Eggplant, Or aubergine, is actually in the berry family but better known as a popular vegetable that can be baked, air-fried, grilled or more. It is made into soups, salads, main dishes, side dishes, and blends well with numerous other vegetables and cheeses.
Originating in China and India, eggplants have been around for thousands of years and come in all sizes and shapes, as well as a variety of colors, though purple is the most widely known. It arrived in the United States even more the colonists, as early as the 1500s
The eggplant family is one of the largest and most diverse of the vegetable plant families. The size and shape of the plants and the size and shape of the fruits vary tremendously, the purple eggplant is the most popular and grows well in tropical climates.
Here’s a recipe for eggplant and Feta with an easy to make tomato sauce if they also are bursting in your garden.

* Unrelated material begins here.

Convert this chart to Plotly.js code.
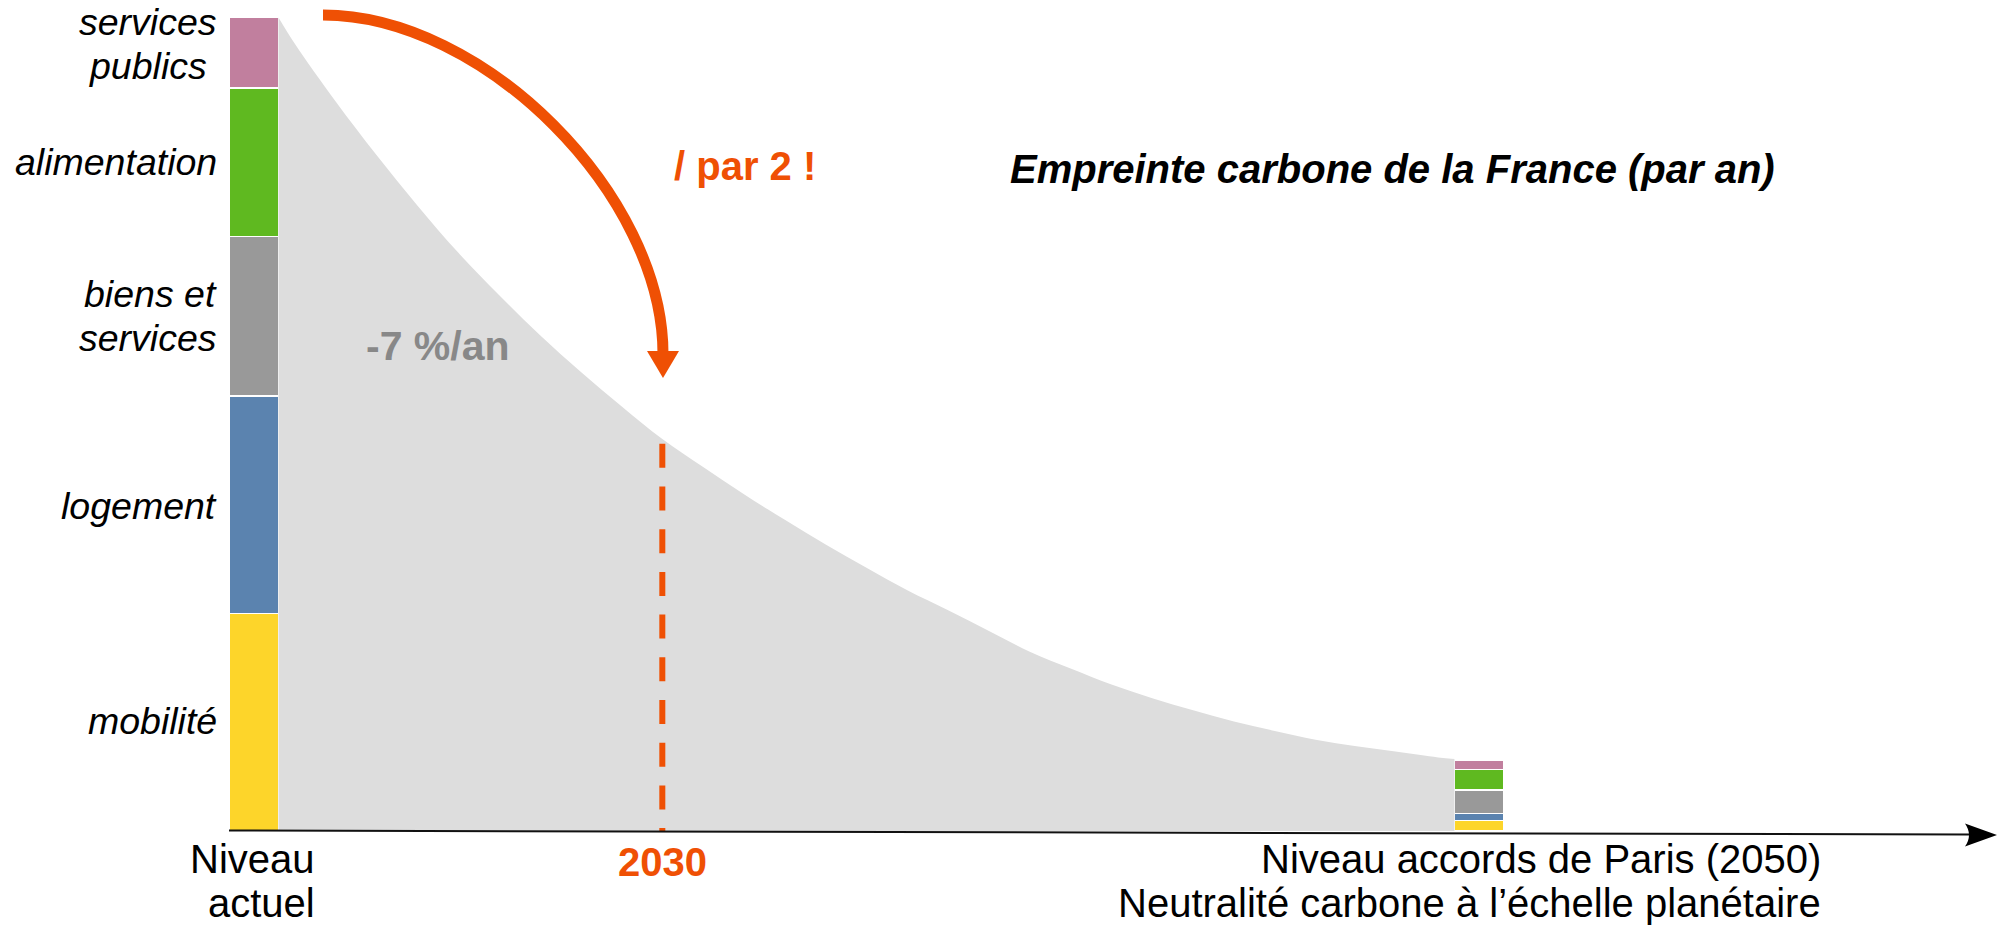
<!DOCTYPE html>
<html>
<head>
<meta charset="utf-8">
<script src="https://cdn.plot.ly/plotly-3.0.1.min.js"></script>
<style>
html,body{margin:0;padding:0;background:#ffffff;}
#chart{width:2002px;height:928px;}
</style>
</head>
<body>
<div id="chart"></div>
<script>
// ---------- data ----------
const categories = ['mobilité', 'logement', 'biens et services', 'alimentation', 'services publics'];
const categoryLabelLines = [['mobilité'], ['logement'], ['biens et', 'services'], ['alimentation'], ['services', 'publics\u00a0']];
const categoryColors = ['#FDD52A', '#5B83AF', '#999999', '#5FB920', '#C17F9E'];
const barPositions = [2020, 2050];
const currentLevel = [2.72, 2.72, 1.99, 1.86, 0.88];
const parisLevel = [0.13, 0.09, 0.29, 0.26, 0.12];

const pathYears = [2020.6, 2021, 2022, 2023, 2024, 2025, 2026, 2027, 2028, 2029,
                   2030, 2031, 2032, 2033, 2034, 2035, 2036, 2037, 2038, 2039,
                   2040, 2041, 2042, 2043, 2044, 2045, 2046, 2047, 2048, 2049, 2049.4];
const pathValues = [10.17, 9.84, 9.12, 8.45, 7.82, 7.23, 6.70, 6.20, 5.74, 5.31,
                    4.90, 4.55, 4.21, 3.89, 3.58, 3.29, 3.01, 2.76, 2.50, 2.24,
                    2.03, 1.83, 1.66, 1.51, 1.37, 1.25, 1.14, 1.06, 0.99, 0.92, 0.90];

const milestoneYear = 2030;
const milestoneTop = 4.84;
const xLabels = {
  current: ['Niveau', 'actuel'],
  milestone: '2030',
  paris: ['Niveau accords de Paris (2050)', 'Neutralité carbone à l\u2019échelle planétaire']
};
const titleText = 'Empreinte carbone de la France (par an)';
const rateText = '-7 %/an';
const halveText = '/ par 2 !';

// ---------- layout helpers ----------
const W = 2002, H = 928;
const ORANGE = '#EF5004';
const FONT = 'Liberation Sans, Arial, Helvetica, sans-serif';
function P(x, y) { return (x / W).toFixed(5) + ',' + (1 - y / H).toFixed(5); }
function px(x) { return x / W; }
function py(y) { return 1 - y / H; }

// ---------- traces ----------
const traces = [];
traces.push({
  type: 'scatter', mode: 'lines',
  x: pathYears, y: pathValues,
  line: {width: 0, shape: 'spline', smoothing: 1, color: '#DDDDDD'},
  fill: 'tozeroy', fillcolor: '#DDDDDD',
  hoverinfo: 'skip', showlegend: false
});
categories.forEach((c, i) => {
  traces.push({
    type: 'bar', name: c,
    x: barPositions, y: [currentLevel[i], parisLevel[i]],
    width: 1.225,
    marker: {color: categoryColors[i], line: {color: '#ffffff', width: 1.5}},
    showlegend: false, hoverinfo: 'skip'
  });
});

// ---------- annotations ----------
const annotations = [];
const labelShift = [-1, 1, 0, 0, -9];
let cum = 0;
categories.forEach((c, i) => {
  const mid = cum + currentLevel[i] / 2;
  cum += currentLevel[i];
  const lines = categoryLabelLines[i];
  lines.forEach((t, j) => {
    annotations.push({
      xref: 'paper', yref: 'y', x: px(219), y: mid,
      yshift: ((lines.length - 1) / 2 - j) * 44 - labelShift[i],
      xanchor: 'right', yanchor: 'middle', showarrow: false,
      text: t, font: {family: FONT, size: 37.5, color: '#000000', style: 'italic'}
    });
  });
});

xLabels.current.forEach((t, j) => {
  annotations.push({
    xref: 'x', yref: 'paper', x: barPositions[0], xshift: 63, y: py(859 + 44 * j),
    xanchor: 'right', yanchor: 'middle', showarrow: false,
    text: t, font: {family: FONT, size: 40, color: '#000000'}
  });
});
xLabels.paris.forEach((t, j) => {
  annotations.push({
    xref: 'x', yref: 'paper', x: barPositions[1], xshift: 344, y: py(859 + 44 * j),
    xanchor: 'right', yanchor: 'middle', showarrow: false,
    text: t, font: {family: FONT, size: 40, color: '#000000'}
  });
});
annotations.push({
  xref: 'x', yref: 'paper', x: milestoneYear, y: py(862),
  xanchor: 'center', yanchor: 'middle', showarrow: false,
  text: xLabels.milestone, font: {family: FONT, size: 40, color: ORANGE, weight: 'bold'}
});
annotations.push({
  xref: 'paper', yref: 'paper', x: px(1008), y: py(169),
  xanchor: 'left', yanchor: 'middle', showarrow: false,
  text: titleText, font: {family: FONT, size: 40, color: '#000000', weight: 'bold', style: 'italic'}
});
annotations.push({
  xref: 'paper', yref: 'paper', x: px(672), y: py(166),
  xanchor: 'left', yanchor: 'middle', showarrow: false,
  text: halveText, font: {family: FONT, size: 40, color: ORANGE, weight: 'bold'}
});
annotations.push({
  xref: 'paper', yref: 'paper', x: px(364), y: py(346),
  xanchor: 'left', yanchor: 'middle', showarrow: false,
  text: rateText, font: {family: FONT, size: 41, color: '#888888', weight: 'bold'}
});

// ---------- shapes ----------
const shapes = [
  // 2030 dashed marker
  {type: 'line', xref: 'x', yref: 'y', x0: milestoneYear, x1: milestoneYear, y0: milestoneTop, y1: 0,
   line: {color: ORANGE, width: 6, dash: '24px,18.7px'}, layer: 'above'},
  // horizontal axis line
  {type: 'line', xref: 'paper', yref: 'paper', x0: px(229), y0: py(830.5), x1: px(1970), y1: py(834.5),
   line: {color: '#111111', width: 2}, layer: 'above'},
  // axis arrowhead
  {type: 'path', xref: 'paper', yref: 'paper',
   path: 'M' + P(1965, 823.5) + ' L' + P(1997, 835) + ' L' + P(1965, 846.5) + ' Q' + P(1973, 835) + ' ' + P(1965, 823.5) + ' Z',
   fillcolor: '#000000', line: {width: 0}, layer: 'above'},
  // curved orange arrow
  {type: 'path', xref: 'paper', yref: 'paper',
   path: 'M' + P(323, 15) + ' C' + P(484, 15) + ' ' + P(663, 195) + ' ' + P(663, 354),
   line: {color: ORANGE, width: 11}, fillcolor: 'rgba(0,0,0,0)', layer: 'above'},
  {type: 'path', xref: 'paper', yref: 'paper',
   path: 'M' + P(647, 351) + ' L' + P(679, 351) + ' L' + P(663, 378) + ' Z',
   fillcolor: ORANGE, line: {width: 0}, layer: 'above'}
];

const layout = {
  width: W, height: H,
  margin: {l: 0, r: 0, t: 0, b: 0, pad: 0},
  paper_bgcolor: '#ffffff', plot_bgcolor: '#ffffff',
  barmode: 'stack',
  showlegend: false,
  xaxis: {range: [2013.779, 2062.81], visible: false, fixedrange: true},
  yaxis: {range: [-1.2125, 10.3875], visible: false, fixedrange: true},
  annotations: annotations,
  shapes: shapes,
  font: {family: FONT}
};

Plotly.newPlot('chart', traces, layout, {staticPlot: true, displayModeBar: false});
</script>
</body>
</html>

Otherwise, canned tomatoes can be substituted, but it won’t taste quite as good.
Eggplant, feta and tomato sauce
Slice eggplant lengthwise in half; score all over in a criss cross pattern, but do not cut through skin. The skin is edible, not necessary to peel.
Heat oven to 400 degrees. Brush eggplant with olive oil, sprinkle with salt.
Bake open-face face down, each half in a separate baking dish, or side by side if in a single dish.
Bake for 45 minutes, until soft.
In the meantime, Heat ¼ Cup olive oil in large pan, add 5 cloves of sliced garlic.
Add: 2 Cups chopped tomatoes, ½ bunch chopped basil, 1 teaspoon pepper.
Simmer sauce simmer 15 minutes; add 2 t. sugar and 1 t. balsamic vinegar.
Pour sauce over eggplant and crumble 3 oz. Feta cheese on top. Bake another 15 minutes until sauce bubbles. Enjoy.